7 Jan. 2008 6:30 p.m. Top Maropea hut : It has finally begun to rain, and the sound of rain beating on the tin roof of Top Maropea is one I know well. This will be my 24th night spent here. My 25th will have to be a special occasion, though aren't they all here in this first place I stayed in the Ruahine ranges? It is somewhat melancholic to be here ending a trip, rather than beginning one, and though there is a fine line between melancholy and darkness it is a feeling I am riding with and I am fine.
It has been a long day, 4 hours from Wakelings to Maropea Forks, then another 4.5 hours from the forks to here. I have been toting along a small amount of Jameson's 12 year old Irish whiskey, a slightly sweet and nutty nectar, and will surprise the boys with a final little treat soon. As I suspected, the helicopter hunters left no entry in the hut book, the hut was clean but smelled like a greasy meat factory. We found a smelly deer haunch turfed into the bush near the hut, and a dead carcass, minus said haunch lie further up the river. The helicopter still seemed to echoe for me there.
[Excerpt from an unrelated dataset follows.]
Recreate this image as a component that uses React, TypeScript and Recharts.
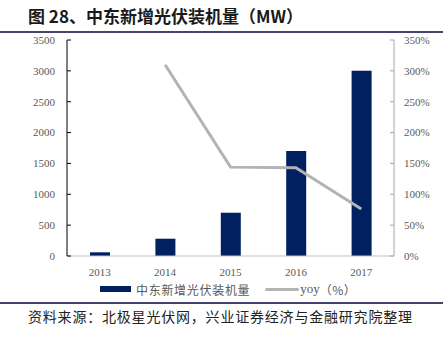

John prepares the fire, always a challenge here at Top Maropea. Yet it soon crackles and roars under his expert tutelage We have lived simply and honestly for the past week. These are things I always strive to take back out into the world with me, but somewhere amongst all the responsibilities, requirements, and consumerism, it always seems to get harder to apply these lessons elsewhere. Yet simplicity and honesty are the very things Tara and I are striving for out there so I need to keep focused on what I feel here. Perhaps I need to, much like arriving at a spot like this at the end of a long day, just appreciate each day for the small things, or at least try to.